OPIC Vice President, Structured Finance, Michael Whalen wrote about Africa’s energy deficit in Project Finance International’s 2014 Yearbook, where he said that an improving investment climate and the U.S. Power Africa initiative have created momentum for increased electrification “after years of missed opportunities.”
“For a long time global appetite for project finance in Africa was strongly concentrated in natural resource production and processing,” Whalen wrote. “…The recent past has shown a shift away from that trend and suggests the future may be quite different for Africa.”
Whalen also stressed that while Power Africa’s goals of doubling access to electricity on the continent are ambitious, “they are ultimately only a down payment to the more than $300 billion in investment estimated by the International Energy Agency as being required for Africa to achieve universal electricity access by 2030.”

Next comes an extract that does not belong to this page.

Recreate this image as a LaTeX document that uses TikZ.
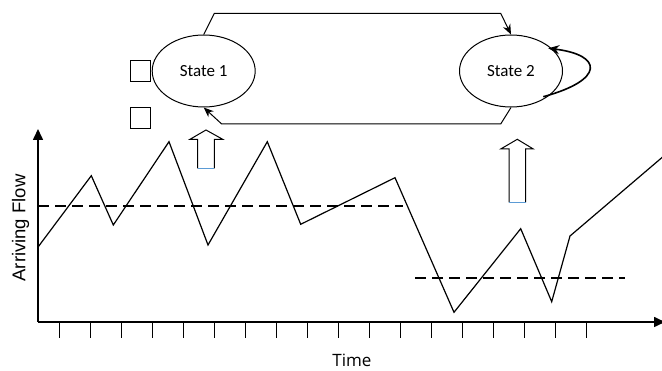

Whalen provided this graphic that shows installed electricity capacity in different African countries, plotted against population and GDP. While the Power Africa focus countries are distinguished by color, it is important to note that OPIC’s pledge to the initiative spans the continent.
Whalen also offered some context on the data: “Describing Africa’s energy consumption in terms of gigawatts tells part of the story but it may not adequately express how much all aspects of life and work across the continent are constrained by such limited power supply.” He said that the per-capital energy consumption for residents of Sub-Saharan Africa is roughly the equivalent of a single standard light bulb providing four hours of illumination per day for a year.”
This shortage, he said, “limits agricultural production, the delivery of quality healthcare, small business activity and overall economic growth.”